● **EXERCISE PROMPT**
Transcribe each line of the material as it is, and drop any picture.

● **RAW DATA**
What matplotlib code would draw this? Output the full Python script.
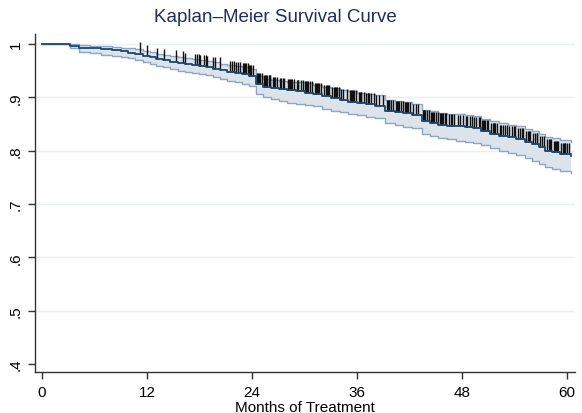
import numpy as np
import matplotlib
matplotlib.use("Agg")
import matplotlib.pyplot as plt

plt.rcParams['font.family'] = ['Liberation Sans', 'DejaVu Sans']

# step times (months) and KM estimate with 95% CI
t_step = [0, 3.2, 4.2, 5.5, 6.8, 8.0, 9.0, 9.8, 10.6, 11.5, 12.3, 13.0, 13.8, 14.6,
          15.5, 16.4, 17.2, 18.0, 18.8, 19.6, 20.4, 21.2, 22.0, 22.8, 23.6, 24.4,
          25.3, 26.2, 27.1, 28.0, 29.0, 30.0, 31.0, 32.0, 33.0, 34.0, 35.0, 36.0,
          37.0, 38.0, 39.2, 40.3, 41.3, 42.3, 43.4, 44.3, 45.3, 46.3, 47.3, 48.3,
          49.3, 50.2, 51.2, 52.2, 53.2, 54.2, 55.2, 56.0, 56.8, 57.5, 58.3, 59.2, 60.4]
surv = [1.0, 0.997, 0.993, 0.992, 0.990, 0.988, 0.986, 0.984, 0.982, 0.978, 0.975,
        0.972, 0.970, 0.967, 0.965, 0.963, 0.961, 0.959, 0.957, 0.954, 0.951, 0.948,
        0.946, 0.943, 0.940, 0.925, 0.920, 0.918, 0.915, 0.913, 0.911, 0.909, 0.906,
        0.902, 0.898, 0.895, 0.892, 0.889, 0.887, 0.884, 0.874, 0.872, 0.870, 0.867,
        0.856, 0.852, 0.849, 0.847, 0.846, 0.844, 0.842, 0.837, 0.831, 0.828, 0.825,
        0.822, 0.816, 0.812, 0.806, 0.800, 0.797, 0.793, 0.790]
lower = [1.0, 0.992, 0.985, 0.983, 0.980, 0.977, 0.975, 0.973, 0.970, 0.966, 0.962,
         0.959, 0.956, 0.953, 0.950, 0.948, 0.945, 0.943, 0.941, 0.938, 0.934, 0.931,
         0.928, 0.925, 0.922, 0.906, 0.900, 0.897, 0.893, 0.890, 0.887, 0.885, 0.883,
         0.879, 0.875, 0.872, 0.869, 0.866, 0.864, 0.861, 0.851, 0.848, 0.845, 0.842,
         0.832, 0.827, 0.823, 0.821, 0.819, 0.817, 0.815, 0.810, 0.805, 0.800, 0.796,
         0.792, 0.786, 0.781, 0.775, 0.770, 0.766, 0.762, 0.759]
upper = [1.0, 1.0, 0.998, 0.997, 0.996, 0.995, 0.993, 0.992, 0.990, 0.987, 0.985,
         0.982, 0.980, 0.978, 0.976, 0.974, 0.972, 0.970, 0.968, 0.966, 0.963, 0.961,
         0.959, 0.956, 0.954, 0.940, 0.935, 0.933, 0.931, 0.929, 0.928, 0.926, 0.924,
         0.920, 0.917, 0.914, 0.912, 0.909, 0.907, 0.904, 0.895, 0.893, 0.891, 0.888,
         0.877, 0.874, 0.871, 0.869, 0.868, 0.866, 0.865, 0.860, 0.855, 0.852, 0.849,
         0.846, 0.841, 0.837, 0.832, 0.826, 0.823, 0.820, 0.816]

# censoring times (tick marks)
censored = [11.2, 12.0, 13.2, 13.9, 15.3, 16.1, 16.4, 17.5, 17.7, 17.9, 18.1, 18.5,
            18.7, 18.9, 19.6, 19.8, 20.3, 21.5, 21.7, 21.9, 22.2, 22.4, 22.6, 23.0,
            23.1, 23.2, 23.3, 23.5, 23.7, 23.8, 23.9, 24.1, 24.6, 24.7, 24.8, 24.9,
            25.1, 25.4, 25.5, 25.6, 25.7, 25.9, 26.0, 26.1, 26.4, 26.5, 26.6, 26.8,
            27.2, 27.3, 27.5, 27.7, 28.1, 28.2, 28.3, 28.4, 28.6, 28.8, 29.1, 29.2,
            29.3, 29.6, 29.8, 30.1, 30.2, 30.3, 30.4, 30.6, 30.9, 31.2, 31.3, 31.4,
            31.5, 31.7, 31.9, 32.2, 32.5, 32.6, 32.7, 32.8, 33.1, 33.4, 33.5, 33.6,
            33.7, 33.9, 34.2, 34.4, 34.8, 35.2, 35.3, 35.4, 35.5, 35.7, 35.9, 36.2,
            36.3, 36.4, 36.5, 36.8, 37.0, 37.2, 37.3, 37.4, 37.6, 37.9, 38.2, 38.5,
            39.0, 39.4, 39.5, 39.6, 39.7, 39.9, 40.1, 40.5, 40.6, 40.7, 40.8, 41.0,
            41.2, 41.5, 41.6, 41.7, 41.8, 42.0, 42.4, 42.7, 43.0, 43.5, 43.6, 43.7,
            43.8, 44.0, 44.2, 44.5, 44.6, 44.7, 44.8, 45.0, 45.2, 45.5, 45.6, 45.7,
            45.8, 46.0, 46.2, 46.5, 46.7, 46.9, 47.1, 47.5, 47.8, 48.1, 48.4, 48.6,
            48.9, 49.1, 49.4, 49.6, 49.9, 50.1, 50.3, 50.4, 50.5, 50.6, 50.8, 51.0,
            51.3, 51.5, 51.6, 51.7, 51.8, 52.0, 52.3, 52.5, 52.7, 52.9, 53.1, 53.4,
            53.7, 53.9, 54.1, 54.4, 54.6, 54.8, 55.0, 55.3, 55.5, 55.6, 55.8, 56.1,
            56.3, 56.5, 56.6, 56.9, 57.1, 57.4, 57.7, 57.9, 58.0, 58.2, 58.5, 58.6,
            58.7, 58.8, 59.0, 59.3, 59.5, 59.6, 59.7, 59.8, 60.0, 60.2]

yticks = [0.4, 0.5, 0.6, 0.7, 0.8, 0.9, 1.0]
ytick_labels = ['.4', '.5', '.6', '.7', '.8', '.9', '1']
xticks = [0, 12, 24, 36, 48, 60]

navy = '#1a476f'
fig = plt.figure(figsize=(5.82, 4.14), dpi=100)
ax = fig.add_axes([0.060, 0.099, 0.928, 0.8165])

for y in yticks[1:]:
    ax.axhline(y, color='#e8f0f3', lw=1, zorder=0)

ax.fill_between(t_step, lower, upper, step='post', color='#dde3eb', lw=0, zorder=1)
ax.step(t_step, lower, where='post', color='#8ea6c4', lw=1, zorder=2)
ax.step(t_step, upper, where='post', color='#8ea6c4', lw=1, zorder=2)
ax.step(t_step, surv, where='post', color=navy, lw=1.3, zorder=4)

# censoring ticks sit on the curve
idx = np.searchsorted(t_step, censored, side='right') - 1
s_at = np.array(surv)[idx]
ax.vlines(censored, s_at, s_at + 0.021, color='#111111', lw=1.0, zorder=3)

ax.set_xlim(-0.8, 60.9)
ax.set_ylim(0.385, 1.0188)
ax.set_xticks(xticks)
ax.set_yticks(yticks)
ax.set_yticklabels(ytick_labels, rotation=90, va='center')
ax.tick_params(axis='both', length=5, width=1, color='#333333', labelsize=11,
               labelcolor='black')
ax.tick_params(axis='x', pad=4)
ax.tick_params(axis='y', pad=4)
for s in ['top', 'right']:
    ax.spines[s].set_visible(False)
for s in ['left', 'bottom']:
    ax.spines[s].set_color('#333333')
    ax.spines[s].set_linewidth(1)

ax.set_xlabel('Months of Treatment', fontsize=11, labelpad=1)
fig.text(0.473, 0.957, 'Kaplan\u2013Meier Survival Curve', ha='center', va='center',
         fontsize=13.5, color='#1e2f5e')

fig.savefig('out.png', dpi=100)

● **RESULT BELOW**
What matplotlib code would draw this? Output the full Python script.
import numpy as np
import matplotlib
matplotlib.use("Agg")
import matplotlib.pyplot as plt

plt.rcParams['font.family'] = ['Liberation Sans', 'DejaVu Sans']

# step times (months) and KM estimate with 95% CI
t_step = [0, 3.2, 4.2, 5.5, 6.8, 8.0, 9.0, 9.8, 10.6, 11.5, 12.3, 13.0, 13.8, 14.6,
          15.5, 16.4, 17.2, 18.0, 18.8, 19.6, 20.4, 21.2, 22.0, 22.8, 23.6, 24.4,
          25.3, 26.2, 27.1, 28.0, 29.0, 30.0, 31.0, 32.0, 33.0, 34.0, 35.0, 36.0,
          37.0, 38.0, 39.2, 40.3, 41.3, 42.3, 43.4, 44.3, 45.3, 46.3, 47.3, 48.3,
          49.3, 50.2, 51.2, 52.2, 53.2, 54.2, 55.2, 56.0, 56.8, 57.5, 58.3, 59.2, 60.4]
surv = [1.0, 0.997, 0.993, 0.992, 0.990, 0.988, 0.986, 0.984, 0.982, 0.978, 0.975,
        0.972, 0.970, 0.967, 0.965, 0.963, 0.961, 0.959, 0.957, 0.954, 0.951, 0.948,
        0.946, 0.943, 0.940, 0.925, 0.920, 0.918, 0.915, 0.913, 0.911, 0.909, 0.906,
        0.902, 0.898, 0.895, 0.892, 0.889, 0.887, 0.884, 0.874, 0.872, 0.870, 0.867,
        0.856, 0.852, 0.849, 0.847, 0.846, 0.844, 0.842, 0.837, 0.831, 0.828, 0.825,
        0.822, 0.816, 0.812, 0.806, 0.800, 0.797, 0.793, 0.790]
lower = [1.0, 0.992, 0.985, 0.983, 0.980, 0.977, 0.975, 0.973, 0.970, 0.966, 0.962,
         0.959, 0.956, 0.953, 0.950, 0.948, 0.945, 0.943, 0.941, 0.938, 0.934, 0.931,
         0.928, 0.925, 0.922, 0.906, 0.900, 0.897, 0.893, 0.890, 0.887, 0.885, 0.883,
         0.879, 0.875, 0.872, 0.869, 0.866, 0.864, 0.861, 0.851, 0.848, 0.845, 0.842,
         0.832, 0.827, 0.823, 0.821, 0.819, 0.817, 0.815, 0.810, 0.805, 0.800, 0.796,
         0.792, 0.786, 0.781, 0.775, 0.770, 0.766, 0.762, 0.759]
upper = [1.0, 1.0, 0.998, 0.997, 0.996, 0.995, 0.993, 0.992, 0.990, 0.987, 0.985,
         0.982, 0.980, 0.978, 0.976, 0.974, 0.972, 0.970, 0.968, 0.966, 0.963, 0.961,
         0.959, 0.956, 0.954, 0.940, 0.935, 0.933, 0.931, 0.929, 0.928, 0.926, 0.924,
         0.920, 0.917, 0.914, 0.912, 0.909, 0.907, 0.904, 0.895, 0.893, 0.891, 0.888,
         0.877, 0.874, 0.871, 0.869, 0.868, 0.866, 0.865, 0.860, 0.855, 0.852, 0.849,
         0.846, 0.841, 0.837, 0.832, 0.826, 0.823, 0.820, 0.816]

# censoring times (tick marks)
censored = [11.2, 12.0, 13.2, 13.9, 15.3, 16.1, 16.4, 17.5, 17.7, 17.9, 18.1, 18.5,
            18.7, 18.9, 19.6, 19.8, 20.3, 21.5, 21.7, 21.9, 22.2, 22.4, 22.6, 23.0,
            23.1, 23.2, 23.3, 23.5, 23.7, 23.8, 23.9, 24.1, 24.6, 24.7, 24.8, 24.9,
            25.1, 25.4, 25.5, 25.6, 25.7, 25.9, 26.0, 26.1, 26.4, 26.5, 26.6, 26.8,
            27.2, 27.3, 27.5, 27.7, 28.1, 28.2, 28.3, 28.4, 28.6, 28.8, 29.1, 29.2,
            29.3, 29.6, 29.8, 30.1, 30.2, 30.3, 30.4, 30.6, 30.9, 31.2, 31.3, 31.4,
            31.5, 31.7, 31.9, 32.2, 32.5, 32.6, 32.7, 32.8, 33.1, 33.4, 33.5, 33.6,
            33.7, 33.9, 34.2, 34.4, 34.8, 35.2, 35.3, 35.4, 35.5, 35.7, 35.9, 36.2,
            36.3, 36.4, 36.5, 36.8, 37.0, 37.2, 37.3, 37.4, 37.6, 37.9, 38.2, 38.5,
            39.0, 39.4, 39.5, 39.6, 39.7, 39.9, 40.1, 40.5, 40.6, 40.7, 40.8, 41.0,
            41.2, 41.5, 41.6, 41.7, 41.8, 42.0, 42.4, 42.7, 43.0, 43.5, 43.6, 43.7,
            43.8, 44.0, 44.2, 44.5, 44.6, 44.7, 44.8, 45.0, 45.2, 45.5, 45.6, 45.7,
            45.8, 46.0, 46.2, 46.5, 46.7, 46.9, 47.1, 47.5, 47.8, 48.1, 48.4, 48.6,
            48.9, 49.1, 49.4, 49.6, 49.9, 50.1, 50.3, 50.4, 50.5, 50.6, 50.8, 51.0,
            51.3, 51.5, 51.6, 51.7, 51.8, 52.0, 52.3, 52.5, 52.7, 52.9, 53.1, 53.4,
            53.7, 53.9, 54.1, 54.4, 54.6, 54.8, 55.0, 55.3, 55.5, 55.6, 55.8, 56.1,
            56.3, 56.5, 56.6, 56.9, 57.1, 57.4, 57.7, 57.9, 58.0, 58.2, 58.5, 58.6,
            58.7, 58.8, 59.0, 59.3, 59.5, 59.6, 59.7, 59.8, 60.0, 60.2]

yticks = [0.4, 0.5, 0.6, 0.7, 0.8, 0.9, 1.0]
ytick_labels = ['.4', '.5', '.6', '.7', '.8', '.9', '1']
xticks = [0, 12, 24, 36, 48, 60]

navy = '#1a476f'
fig = plt.figure(figsize=(5.82, 4.14), dpi=100)
ax = fig.add_axes([0.060, 0.099, 0.928, 0.8165])

for y in yticks[1:]:
    ax.axhline(y, color='#e8f0f3', lw=1, zorder=0)

ax.fill_between(t_step, lower, upper, step='post', color='#dde3eb', lw=0, zorder=1)
ax.step(t_step, lower, where='post', color='#8ea6c4', lw=1, zorder=2)
ax.step(t_step, upper, where='post', color='#8ea6c4', lw=1, zorder=2)
ax.step(t_step, surv, where='post', color=navy, lw=1.3, zorder=4)

# censoring ticks sit on the curve
idx = np.searchsorted(t_step, censored, side='right') - 1
s_at = np.array(surv)[idx]
ax.vlines(censored, s_at, s_at + 0.021, color='#111111', lw=1.0, zorder=3)

ax.set_xlim(-0.8, 60.9)
ax.set_ylim(0.385, 1.0188)
ax.set_xticks(xticks)
ax.set_yticks(yticks)
ax.set_yticklabels(ytick_labels, rotation=90, va='center')
ax.tick_params(axis='both', length=5, width=1, color='#333333', labelsize=11,
               labelcolor='black')
ax.tick_params(axis='x', pad=4)
ax.tick_params(axis='y', pad=4)
for s in ['top', 'right']:
    ax.spines[s].set_visible(False)
for s in ['left', 'bottom']:
    ax.spines[s].set_color('#333333')
    ax.spines[s].set_linewidth(1)

ax.set_xlabel('Months of Treatment', fontsize=11, labelpad=1)
fig.text(0.473, 0.957, 'Kaplan\u2013Meier Survival Curve', ha='center', va='center',
         fontsize=13.5, color='#1e2f5e')

fig.savefig('out.png', dpi=100)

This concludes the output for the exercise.